Fractional Order Bioimpedance Modeling for Sensing Fruit Properties

Abstract

The bioimpedance properties of fruits, governed by complex resistive and capacitive behaviors, offer critical insights into fruit quality, ripeness, and physiological state. This study presents a novel fractional-order bioimpedance analysis (FOBA) framework for modeling fruit bioimpedance using fractional capacitors. By modeling fruits as dielectric materials with a distributed relaxation time, fractional-order systems enable non-invasive evaluation of moisture, glucose, and starch content, all of which vary with ripening and directly influence dielectric constants and fractional capacitance. Utilizing a parallel-plate capacitor setup, the permittivity and fractional capacitance of fruit tissue are examined, where fractional-order parameters reflect cellular biochemical changes.
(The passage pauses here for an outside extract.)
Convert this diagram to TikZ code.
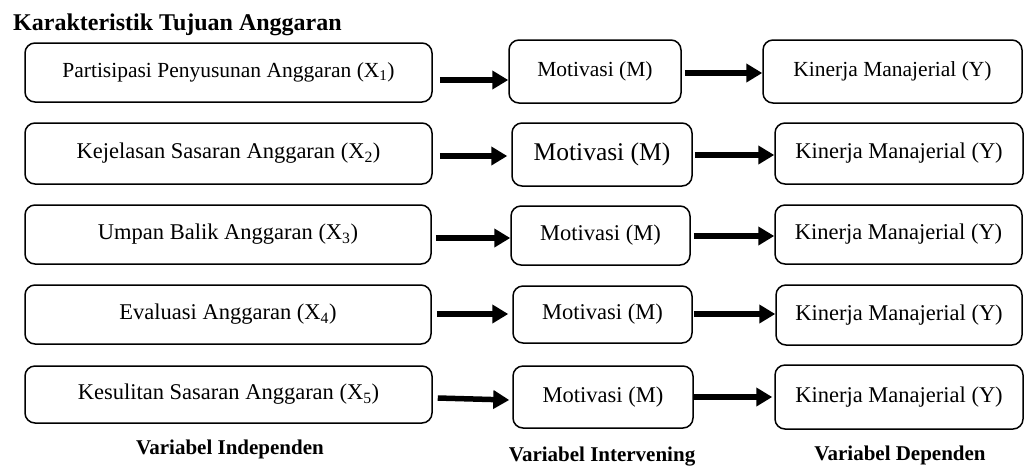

This study identifies key dependencies of these parameters with dielectric constants as well as moisture, glucose, and starch concentrations. This provides a sensitive indicator of ripeness and freshness, making FOBA a valuable tool for real-time, fruit quality monitoring in the food industry. A case study has been implemented using 10 samples of each green (Macho Plantain) and yellow (Cavendish) banana, as a dielectric of fractional capacitors. Experimental results validate the fractional-order modeling and align closely with the MATLAB simulations demonstrating its effectiveness in capturing the dynamic electrical properties. Also, statistical error analysis has been conducted to show the correlation of the predicted model with experimental results with a tolerance of ±3%. The findings indicate potential applications in food industry quality control and supply chain management.